Ein gutes Beispiel für die Wiederherstellung anderer austrocknender Seen

Viele Seen auf der ganzen Welt ähneln dem Aralsee, da sie aufgrund der menschlichen Wasserentnahme und des Klimawandels Wasser verlieren. Einige von ihnen werden auf ähnliche Weise wiederhergestellt: Ein bemerkenswertes Beispiel ist der Vorschlag, Wasser aus dem Kongo-Becken in den Tschadsee zu leiten. Dieser ist seit den 1960er Jahren aufgrund der übermäßigen Nutzung von Wasser für Bewässerungszwecke und der Auswirkungen des Klimawandels um bis zu 90 Prozent geschrumpft.

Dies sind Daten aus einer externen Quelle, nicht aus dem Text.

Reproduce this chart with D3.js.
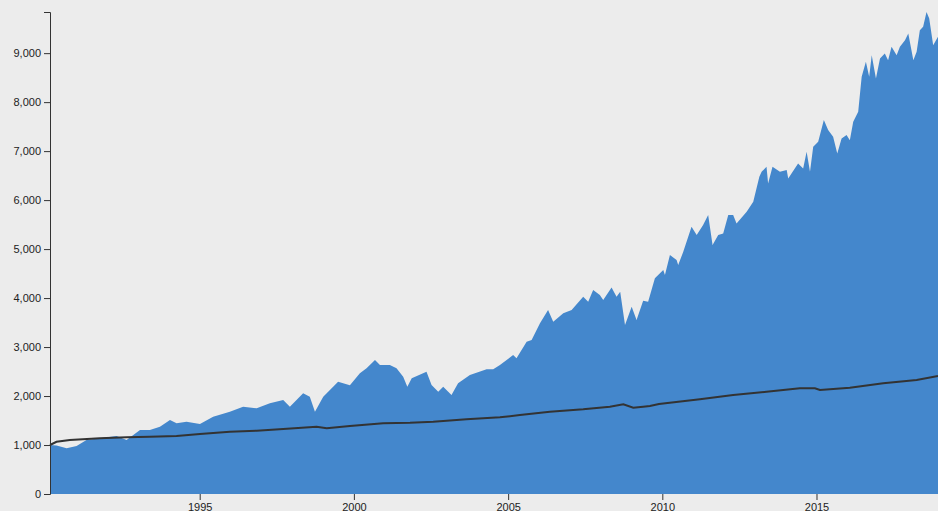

Ein weiteres Beispiel ist das Projekt zur Erhaltung des Toten Meeres, das den Bau eines Kanals vom Roten Meer zum Toten Meer vorsieht, um den Wasserstand zu stabilisieren.

Solche Megaprojekte haben jedoch vielfältige und kaum vorhersehbare Folgen für die Ökosysteme der Seen und für den regionalen Wasserhaushalt. In dieser Hinsicht sind die Ergebnisse des Projekts zur Wiederherstellung des Aralsees für zukünftige Projekte besonders aufschlussreich, da sie als Beispiel für ein erfolgreiches, groß angelegtes Experiment mit vielfältigen Folgen für den See und seine Umgebung dienen.

 

Zum allgemeinen Prinzip der Seenschichtung: 
 Seen in gemäßigten klimatischen Zonen unterliegen starken saisonalen Zyklen, die grundlegend durch die physikalischen Eigenschaften des Wassers gesteuert werden: Im Sommer schichtet sich von der Sonne erwärmtes Oberflächenwasser über dem dauerhaft kalten Tiefenwasser ein. Das liegt an den temperaturbedingten, großen Dichteunterschieden des Wassers. Bei 4 °C hat es seine größte Dichte und sinkt somit in die Tiefe. Wärmeres Wasser bleibt an der Oberfläche. Im Herbst, wenn sich die Temperatur durch Abkühlung an der Oberfläche im ganzen See angleicht, reicht die durch den Wind eingetragene Energie, um die oberen und unteren Wassermassen vollständig zu vermischen. Sauerstoff und Nährstoffe werden gleichmäßig im gesamten Wasserkörper verteilt. Somit stehen sie während der Schichtungsphase im nächsten Sommer wieder für die Produktion und den Abbau von Biomasse zur Verfügung.